Fifth, we need to put women and girls at the centre of our peace efforts.  Everyone recognizes the value of the women, peace and security agenda, but few have made serious efforts to implement it.  This must change.  Here, too, the Commission has a key role to play, with experience in mainstreaming gender considerations through your strategy and action plan.  I encourage you to continue to support women peacebuilders and to amplify their voices.

Our Common Agenda also includes many recommendations on the meaningful participation of young people in all decision-making processes, including prevention and peacebuilding.

A New Agenda for Peace could include all these ideas, and many more.  I look to Member States, and particularly those with rich expertise in peace and security issues, to take these proposals forward and to present their own contributions.  Next steps could include a dialogue on how to update our collective view of the peace and security landscape and match our resources and efforts to the nature and severity of the threats we face.

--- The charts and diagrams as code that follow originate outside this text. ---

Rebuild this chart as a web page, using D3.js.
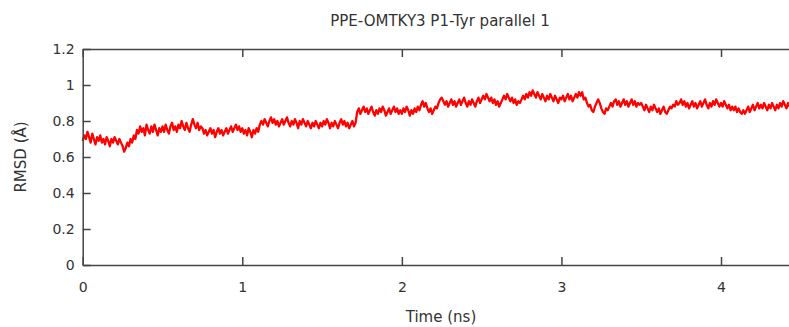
<!DOCTYPE html>
<html>
<head>
<meta charset="utf-8">
<script src="https://cdn.jsdelivr.net/npm/d3@7/dist/d3.min.js"></script>
<style>
  html, body { margin: 0; padding: 0; background: #fff; overflow: hidden; }
  svg { display: block; }
  text { font-family: "DejaVu Sans", Verdana, sans-serif; fill: #333; }
</style>
</head>
<body>
<svg id="chart" width="789" height="327"></svg>
<script>
// RMSD trace sampled every 0.01 ns, 0 – 4.5 ns
const timeStep = 0.01;
const rmsd = [
  0.69,0.72,0.70,0.74,0.71,0.68,0.73,0.70,0.67,0.71,0.69,0.72,0.68,0.70,0.67,0.71,0.69,0.66,0.70,0.68,0.71,0.69,0.67,0.70,0.68,
  0.66,0.63,0.65,0.68,0.66,0.70,0.68,0.72,0.70,0.75,0.73,0.77,0.74,0.76,0.72,0.78,0.75,0.73,0.77,0.74,0.78,0.75,0.72,0.76,0.74,
  0.77,0.74,0.78,0.75,0.73,0.77,0.79,0.75,0.77,0.74,0.78,0.76,0.80,0.77,0.75,0.79,0.76,0.74,0.78,0.81,0.78,0.76,0.79,0.75,0.77,
  0.76,0.73,0.75,0.72,0.74,0.76,0.73,0.75,0.71,0.74,0.76,0.73,0.75,0.72,0.74,0.76,0.73,0.75,0.77,0.74,0.76,0.78,0.75,0.77,0.74,
  0.76,0.73,0.75,0.72,0.76,0.74,0.71,0.75,0.73,0.76,0.74,0.78,0.80,0.78,0.81,0.79,0.77,0.80,0.82,0.79,0.81,0.78,0.80,0.77,0.79,
  0.81,0.78,0.80,0.82,0.79,0.77,0.80,0.78,0.81,0.79,0.76,0.80,0.78,0.81,0.79,0.77,0.80,0.78,0.76,0.79,0.77,0.80,0.78,0.76,0.79,
  0.77,0.80,0.78,0.81,0.79,0.76,0.79,0.77,0.80,0.78,0.76,0.79,0.81,0.78,0.80,0.77,0.79,0.76,0.78,0.80,0.77,0.79,0.85,0.87,0.84,
  0.86,0.88,0.85,0.87,0.84,0.86,0.88,0.85,0.83,0.86,0.84,0.87,0.85,0.88,0.86,0.83,0.85,0.87,0.84,0.86,0.88,0.85,0.87,0.84,0.86,
  0.84,0.87,0.85,0.88,0.86,0.83,0.86,0.84,0.87,0.85,0.88,0.86,0.89,0.91,0.88,0.90,0.87,0.85,0.87,0.84,0.86,0.88,0.87,0.90,0.92,
  0.93,0.91,0.89,0.91,0.88,0.90,0.92,0.89,0.91,0.88,0.90,0.92,0.89,0.91,0.93,0.90,0.88,0.91,0.89,0.92,0.90,0.88,0.91,0.93,0.90,
  0.92,0.94,0.92,0.95,0.93,0.91,0.93,0.90,0.92,0.89,0.91,0.88,0.90,0.92,0.94,0.92,0.95,0.93,0.91,0.93,0.90,0.92,0.89,0.91,0.90,
  0.92,0.94,0.92,0.95,0.93,0.96,0.94,0.97,0.95,0.93,0.96,0.94,0.92,0.95,0.93,0.91,0.94,0.92,0.95,0.93,0.91,0.94,0.92,0.90,0.93,
  0.92,0.94,0.91,0.93,0.95,0.92,0.94,0.91,0.93,0.95,0.93,0.96,0.94,0.96,0.92,0.93,0.90,0.88,0.89,0.86,0.85,0.88,0.90,0.92,0.90,
  0.87,0.85,0.84,0.87,0.86,0.88,0.90,0.88,0.91,0.92,0.89,0.91,0.88,0.90,0.92,0.89,0.91,0.88,0.90,0.92,0.89,0.91,0.88,0.90,0.89,
  0.90,0.88,0.86,0.89,0.87,0.85,0.88,0.86,0.89,0.87,0.85,0.87,0.84,0.86,0.88,0.85,0.84,0.86,0.88,0.87,0.89,0.88,0.91,0.89,0.90,
  0.92,0.89,0.91,0.88,0.90,0.87,0.89,0.91,0.88,0.90,0.87,0.89,0.91,0.88,0.90,0.92,0.89,0.87,0.90,0.88,0.91,0.89,0.92,0.90,0.88,
  0.90,0.88,0.91,0.89,0.87,0.89,0.86,0.88,0.86,0.88,0.85,0.87,0.85,0.84,0.86,0.84,0.86,0.88,0.85,0.87,0.89,0.86,0.88,0.90,0.87,
  0.89,0.87,0.90,0.88,0.86,0.89,0.87,0.90,0.88,0.86,0.89,0.87,0.90,0.88,0.91,0.89,0.87,0.90,0.88,0.86,0.89,0.87,0.90,0.88,0.89,
  0.88
];
const xTicks = [0, 1, 2, 3, 4];
const yTicks = [0, 0.2, 0.4, 0.6, 0.8, 1, 1.2];
const xDomain = [0, 4.5];
const yDomain = [0, 1.2];
const titleText = "PPE-OMTKY3 P1-Tyr parallel 1";
const xLabel = "Time (ns)";
const yLabel = "RMSD (Å)";

const svg = d3.select("#chart");
const plotLeft = 82.7, plotRight = 800.8, plotTop = 49, plotBottom = 265;

const x = d3.scaleLinear().domain(xDomain).range([plotLeft, plotRight]);
const y = d3.scaleLinear().domain(yDomain).range([plotBottom, plotTop]);

const axisColor = "#444";

// data line (drawn under the frame)
const pts = rmsd.map((v, i) => [i * timeStep, v]);
svg.append("path")
  .datum(pts)
  .attr("fill", "none")
  .attr("stroke", "#ff0000")
  .attr("stroke-width", 2.3)
  .attr("stroke-linejoin", "round")
  .attr("d", d3.line().x(d => x(d[0])).y(d => y(d[1])));

function styleAxis(g) {
  g.selectAll(".domain").attr("stroke", axisColor).attr("stroke-width", 1.5);
  g.selectAll(".tick line").attr("stroke", axisColor).attr("stroke-width", 1.5);
  g.selectAll(".tick text").attr("fill", "#26263a").style("font-size", "14px")
    .style("font-family", "'DejaVu Sans', Verdana, sans-serif");
}

// bottom axis
svg.append("g")
  .attr("transform", `translate(0,${plotBottom})`)
  .call(d3.axisBottom(x).tickValues(xTicks).tickFormat(d3.format("d"))
    .tickSizeInner(-8).tickSizeOuter(0).tickPadding(17))
  .call(styleAxis);

// top mirror axis
svg.append("g")
  .attr("transform", `translate(0,${plotTop})`)
  .call(d3.axisTop(x).tickValues(xTicks).tickFormat("")
    .tickSizeInner(-8).tickSizeOuter(0))
  .call(styleAxis);

// left axis
svg.append("g")
  .attr("transform", `translate(${plotLeft},0)`)
  .call(d3.axisLeft(y).tickValues(yTicks).tickFormat(d => String(+d.toFixed(1)))
    .tickSizeInner(-8).tickSizeOuter(0).tickPadding(8))
  .call(styleAxis);

// right mirror axis
svg.append("g")
  .attr("transform", `translate(${plotRight},0)`)
  .call(d3.axisRight(y).tickValues(yTicks).tickFormat("")
    .tickSizeInner(-8).tickSizeOuter(0))
  .call(styleAxis);

// title
svg.append("text")
  .attr("x", 440).attr("y", 26)
  .attr("text-anchor", "middle")
  .style("font-size", "15px")
  .text(titleText);

// axis titles
svg.append("text")
  .attr("x", 441).attr("y", 322)
  .attr("text-anchor", "middle")
  .style("font-size", "15px")
  .text(xLabel);

svg.append("text")
  .attr("transform", `translate(26,157) rotate(-90)`)
  .attr("text-anchor", "middle")
  .style("font-size", "15px")
  .text(yLabel);
</script>
</body>
</html>
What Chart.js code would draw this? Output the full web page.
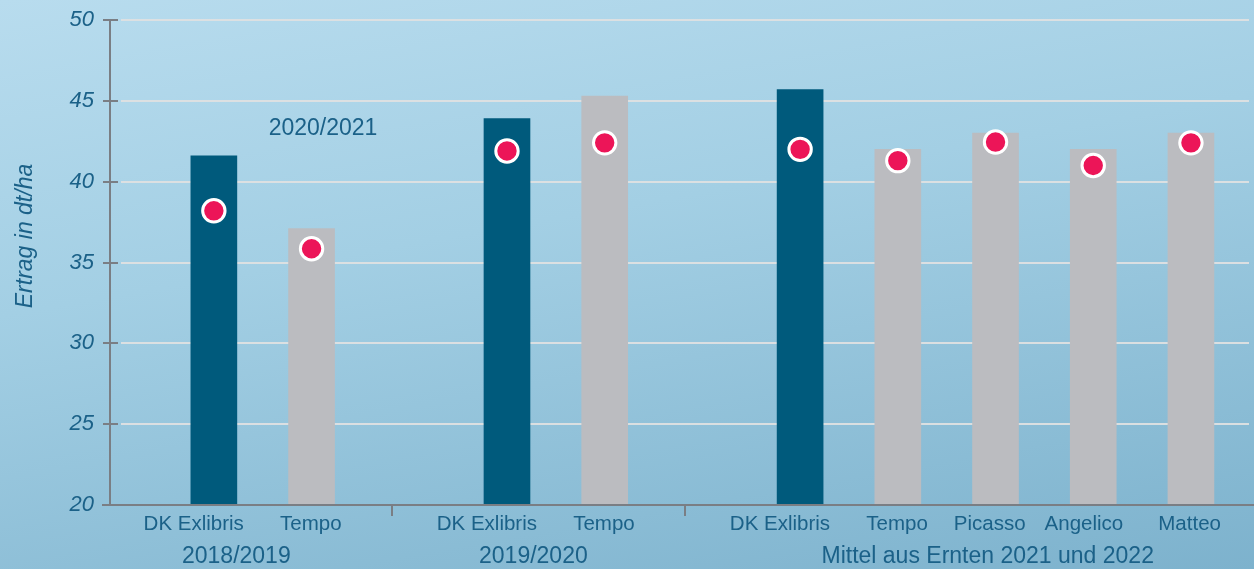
<!DOCTYPE html>
<html>
<head>
<meta charset="utf-8">
<script src="https://cdn.jsdelivr.net/npm/chart.js@4"></script>
<style>
  html, body { margin: 0; padding: 0; overflow: hidden; }
  body { width: 1254px; height: 569px; background: linear-gradient(170deg, #b8dcee 0%, #a3cfe4 40%, #7db2cd 100%); }
  #wrap { width: 1254px; height: 569px; position: relative; }
</style>
</head>
<body>
<div id="wrap"><canvas id="c" width="1254" height="569"></canvas></div>
<script>
// ---- data ----
const categories = ['DK Exlibris', 'Tempo', '', 'DK Exlibris', 'Tempo', '', 'DK Exlibris', 'Tempo', 'Picasso', 'Angelico', 'Matteo'];
const barValues   = [41.6, 37.1, null, 43.9, 45.3, null, 45.7, 42.0, 43.0, 42.0, 43.0];
const pointValues = [38.2, 35.85, null, 41.9, 42.4, null, 42.0, 41.3, 42.45, 41.0, 42.4];
const groupLabels = ['2018/2019', '2019/2020', 'Mittel aus Ernten 2021 und 2022'];
const groupStart  = [0, 3, 6];
const groupEnd    = [1, 4, 10];
const separatorIndex = [2, 5];
const yTicks = [20, 25, 30, 35, 40, 45, 50];
const yTitle = 'Ertrag in dt/ha';
const annotationText = '2020/2021';

// ---- styles ----
const TEXT = '#1b6188';
const DARK = '#005a7c';
const GRAY = '#bbbcc0';
const FONT = "'Liberation Sans', Arial, sans-serif";

const decor = {
  id: 'decor',
  beforeDatasetsDraw(chart) {
    const ctx = chart.ctx, y = chart.scales.y;
    ctx.save();
    ctx.strokeStyle = 'rgba(222,224,226,0.95)';
    ctx.lineWidth = 2;
    yTicks.forEach(v => {
      if (v === 20) return;
      const py = Math.round(y.getPixelForValue(v));
      ctx.beginPath(); ctx.moveTo(121, py); ctx.lineTo(1249, py); ctx.stroke();
    });
    ctx.restore();
  },
  afterDatasetsDraw(chart) {
    const ctx = chart.ctx, y = chart.scales.y, x = chart.scales.x;
    const axisX = 110, bottom = Math.round(y.getPixelForValue(20)), top = Math.round(y.getPixelForValue(50));
    ctx.save();
    ctx.strokeStyle = '#7a7e84';
    ctx.lineWidth = 2;
    ctx.beginPath(); ctx.moveTo(axisX, top); ctx.lineTo(axisX, bottom); ctx.stroke();
    yTicks.forEach(v => {
      const py = Math.round(y.getPixelForValue(v));
      ctx.beginPath(); ctx.moveTo(103, py); ctx.lineTo(v === 20 ? axisX : 118, py); ctx.stroke();
    });
    ctx.beginPath(); ctx.moveTo(102, bottom); ctx.lineTo(1254, bottom); ctx.stroke();
    separatorIndex.forEach(i => {
      const px = Math.round(x.getPixelForValue(i)) - 17;
      ctx.beginPath(); ctx.moveTo(px, bottom); ctx.lineTo(px, bottom + 11); ctx.stroke();
    });
    ctx.restore();
  },
  afterDraw(chart) {
    const ctx = chart.ctx, x = chart.scales.x;
    ctx.save();
    ctx.fillStyle = TEXT;
    ctx.font = '23px ' + FONT;
    ctx.textAlign = 'center';
    ctx.textBaseline = 'alphabetic';
    const frac = [0.23, 0.27, 0.48];
    groupLabels.forEach((g, i) => {
      const a = x.getPixelForValue(groupStart[i]), b = x.getPixelForValue(groupEnd[i]);
      ctx.fillText(g, a + (b - a) * frac[i], 563);
    });
    ctx.fillText(annotationText, 323, 135);
    ctx.font = 'italic 23px ' + FONT;
    ctx.translate(32, 236);
    ctx.rotate(-Math.PI / 2);
    ctx.fillText(yTitle, 0, 0);
    ctx.restore();
  }
};

new Chart(document.getElementById('c'), {
  data: {
    labels: categories,
    datasets: [
      {
        type: 'line',
        label: 'Punkte',
        data: pointValues,
        showLine: false,
        order: 0,
        pointRadius: 11.2,
        pointHoverRadius: 11.2,
        pointBackgroundColor: '#ec1558',
        pointBorderColor: '#ffffff',
        pointBorderWidth: 3,
      },
      {
        type: 'bar',
        label: 'Ertrag',
        data: barValues,
        order: 1,
        barThickness: 46,
        backgroundColor: categories.map(c => c === 'DK Exlibris' ? DARK : GRAY),
        borderWidth: 0,
      }
    ]
  },
  options: {
    responsive: false,
    animation: false,
    events: [],
    layout: { padding: { top: 20, right: 10, left: 0, bottom: 0 } },
    plugins: { legend: { display: false }, tooltip: { enabled: false } },
    scales: {
      x: {
        type: 'category',
        offset: true,
        grid: { display: false, drawTicks: false },
        border: { display: false },
        ticks: { color: TEXT, font: { family: FONT, size: 20.5 }, padding: 7, maxRotation: 0, autoSkip: false, align: 'end', labelOffset: 30 },
        afterFit(s) { s.height = 64; s.paddingLeft = 0; s.paddingRight = 0; }
      },
      y: {
        min: 20, max: 50,
        afterBuildTicks(s) { s.ticks = yTicks.map(v => ({ value: v })); },
        grid: { display: false, drawTicks: false },
        border: { display: false },
        ticks: { color: TEXT, font: { family: FONT, size: 22, style: 'italic' }, padding: 71 },
        afterFit(s) { s.width = 165; s.paddingTop = 0; s.paddingBottom = 0; }
      }
    }
  },
  plugins: [decor]
});
</script>
</body>
</html>
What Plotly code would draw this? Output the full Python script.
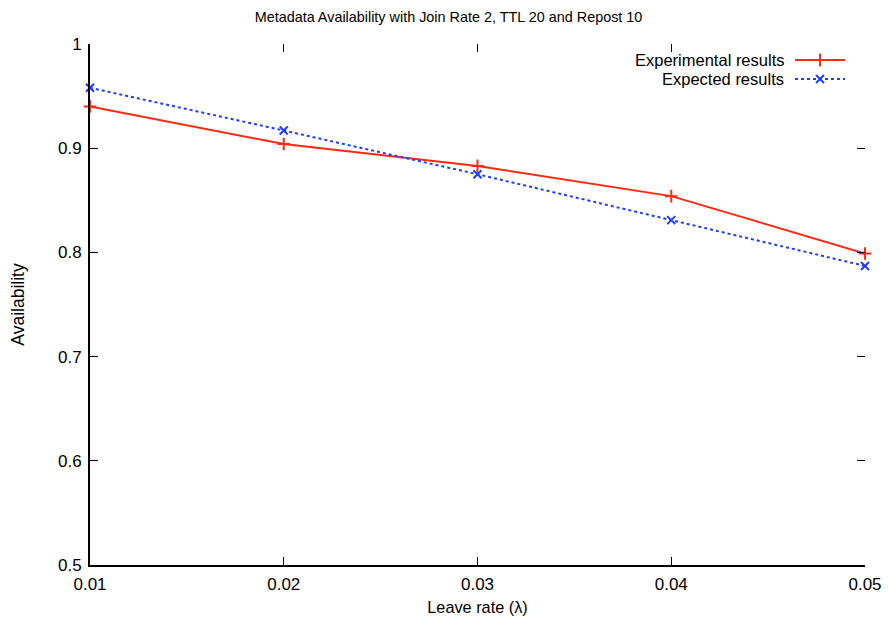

I hope we can advance the New Agenda for Peace as a key component of the Summit of the Future that I proposed for 2023, which will aim to find ways forward on critical global commons and global public goods:  peace, the health of our planet, the economy, outer space, and the digital commons.

Our Common Agenda is an opportunity to revisit the pledge of the United Nations Charter to save succeeding generations from the scourge of war, recognizing that such a promise today would encompass a much broader array of threats.  The New Agenda for Peace is our platform to update that promise, and to keep it.  I look forward to working with you.  Your contribution will be decisive.

Thank you very much for being here today in this discussion and I look forward to our continued dialogue.  Unfortunately, today I will have to leave at 11 a.m., after which Assistant Secretary-General [Oscar] Fernandez-Taranco will represent me.